[Job]: Return only the lines from the top of the material through the line marked by "import pandas as pd", unaltered.
━━━━━━━━━━━━━━━━━━━━
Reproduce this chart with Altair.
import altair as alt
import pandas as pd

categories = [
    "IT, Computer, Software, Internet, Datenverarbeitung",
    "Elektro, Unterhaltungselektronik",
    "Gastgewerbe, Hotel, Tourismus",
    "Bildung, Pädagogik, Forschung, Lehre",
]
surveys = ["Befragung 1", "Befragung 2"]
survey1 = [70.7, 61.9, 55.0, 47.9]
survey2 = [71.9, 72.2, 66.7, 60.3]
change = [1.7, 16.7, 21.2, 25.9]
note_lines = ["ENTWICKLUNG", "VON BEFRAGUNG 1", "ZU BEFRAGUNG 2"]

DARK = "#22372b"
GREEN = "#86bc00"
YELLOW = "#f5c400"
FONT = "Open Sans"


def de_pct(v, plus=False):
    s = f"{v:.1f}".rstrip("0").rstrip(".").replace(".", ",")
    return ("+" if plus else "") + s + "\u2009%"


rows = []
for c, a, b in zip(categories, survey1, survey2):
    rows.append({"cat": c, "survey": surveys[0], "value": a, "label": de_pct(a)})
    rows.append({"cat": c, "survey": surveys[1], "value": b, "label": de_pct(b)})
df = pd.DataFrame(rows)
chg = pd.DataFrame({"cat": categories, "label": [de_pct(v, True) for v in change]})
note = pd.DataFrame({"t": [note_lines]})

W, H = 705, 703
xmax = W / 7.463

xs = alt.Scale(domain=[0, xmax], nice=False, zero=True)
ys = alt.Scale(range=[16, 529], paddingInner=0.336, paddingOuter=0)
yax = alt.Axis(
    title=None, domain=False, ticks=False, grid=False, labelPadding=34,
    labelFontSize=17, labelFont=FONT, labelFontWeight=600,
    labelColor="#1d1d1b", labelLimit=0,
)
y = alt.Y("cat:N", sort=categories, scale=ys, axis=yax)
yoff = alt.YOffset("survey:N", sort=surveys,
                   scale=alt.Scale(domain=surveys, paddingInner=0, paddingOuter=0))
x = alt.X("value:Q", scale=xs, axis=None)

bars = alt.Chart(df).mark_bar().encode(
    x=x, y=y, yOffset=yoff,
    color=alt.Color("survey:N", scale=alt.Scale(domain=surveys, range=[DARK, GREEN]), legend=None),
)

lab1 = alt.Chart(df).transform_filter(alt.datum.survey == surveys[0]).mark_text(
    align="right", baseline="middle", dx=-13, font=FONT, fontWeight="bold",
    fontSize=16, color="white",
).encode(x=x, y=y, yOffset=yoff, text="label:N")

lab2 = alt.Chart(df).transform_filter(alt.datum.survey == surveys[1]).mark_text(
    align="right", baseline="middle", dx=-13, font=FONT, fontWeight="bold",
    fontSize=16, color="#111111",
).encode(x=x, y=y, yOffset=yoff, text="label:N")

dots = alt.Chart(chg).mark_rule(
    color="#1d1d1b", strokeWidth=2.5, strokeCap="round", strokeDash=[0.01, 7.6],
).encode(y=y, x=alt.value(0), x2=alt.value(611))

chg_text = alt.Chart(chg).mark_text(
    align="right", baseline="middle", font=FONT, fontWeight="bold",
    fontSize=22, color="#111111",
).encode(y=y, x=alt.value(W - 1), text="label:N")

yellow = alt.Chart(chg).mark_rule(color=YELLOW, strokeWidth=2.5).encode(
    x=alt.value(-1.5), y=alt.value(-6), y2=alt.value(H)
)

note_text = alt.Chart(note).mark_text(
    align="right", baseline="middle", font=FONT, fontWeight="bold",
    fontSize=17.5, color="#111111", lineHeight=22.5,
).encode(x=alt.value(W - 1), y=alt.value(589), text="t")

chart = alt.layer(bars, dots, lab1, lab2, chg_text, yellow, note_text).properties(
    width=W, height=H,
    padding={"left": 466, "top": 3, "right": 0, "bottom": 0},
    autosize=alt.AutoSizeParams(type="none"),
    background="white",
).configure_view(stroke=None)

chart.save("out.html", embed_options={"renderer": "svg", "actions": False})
━━━━━━━━━━━━━━━━━━━━
[Full response]:
Reproduce this chart with Altair.
import altair as alt
import pandas as pd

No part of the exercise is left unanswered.